Coast Surveyors assumed important combat roles during the Civil War, serving as topographers, reconnaissance specialists, scouts, intelligence officers, and combat hydrographers.

For a contemporary record of combat mapping during the Civil War, see the war record of Frederick Dorr and John Donn.

Browse biographical vignettes of Coast Surveyors, listed below.
Boutelle, Charles

Middle Initial: O

Rank:

Branch: Navy

Theater: Eastern

Related: SC, GA, FL, PA, ME

Bio: Charles O. Boutelle (1813-1890) was the fleet hydrographer to both Rear Admiral Samual Du Pont and Rear Admiral John Dalgreen for the South Atlantic Blockading Squadron.
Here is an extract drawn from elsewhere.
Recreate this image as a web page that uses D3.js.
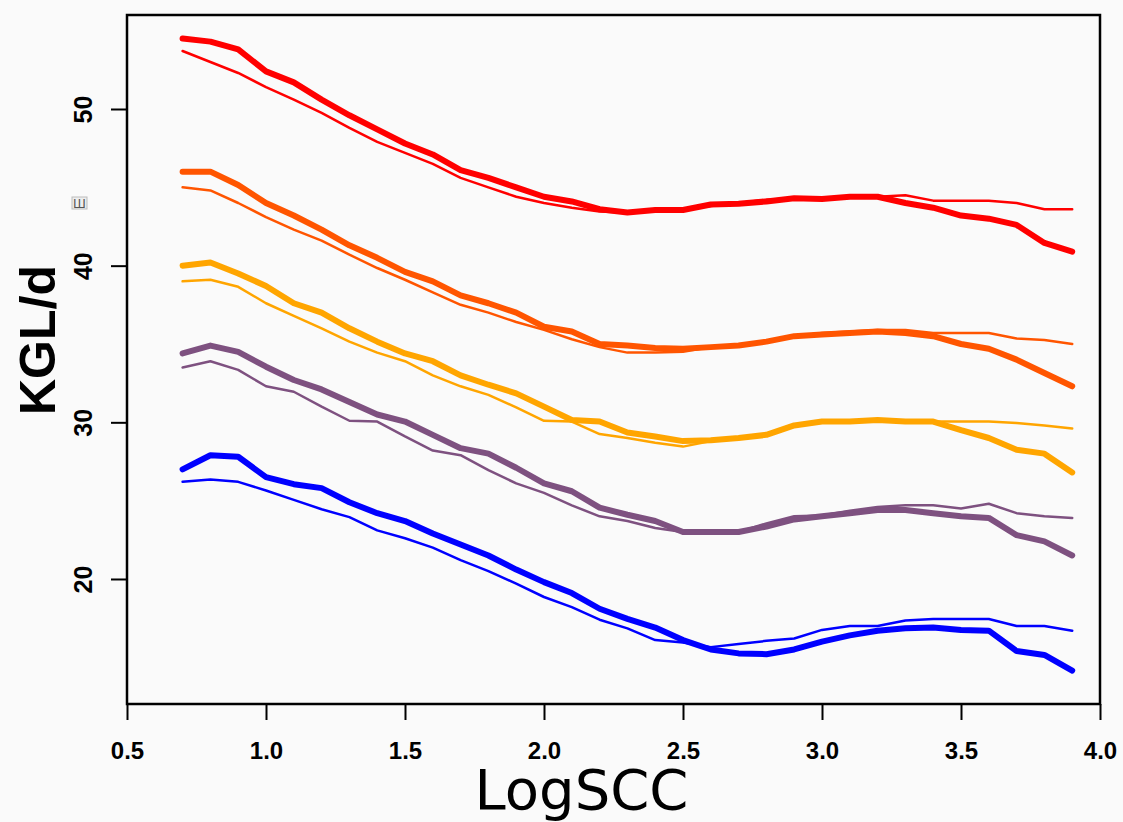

His expertise was instrumental to the Union victory at the Battle of Port Royal Sound outside of Charleston, South Carolina, in November 1861. Boutelle took command of the U.S. Coast Survey steamer Vixen, and successfully piloted the fleet into Port Royal Sound. This was no easy task, since the Confederates removed all buoys and navigational devices and Boutelle had to wait for the right tides. The fleet also had to endure inclement weather, which momentarily separated the fleet. The victory at Port Royal cut off water communication between Charleston and Savannah, and forced the South to garrison 20,000 soldiers in Charleston. Boutelle continued to serve as the senior Coast Survey assistant attached to the South Atlantic Blockading Squadron throughout the war, even though if captured he would probably would be hung as a spy.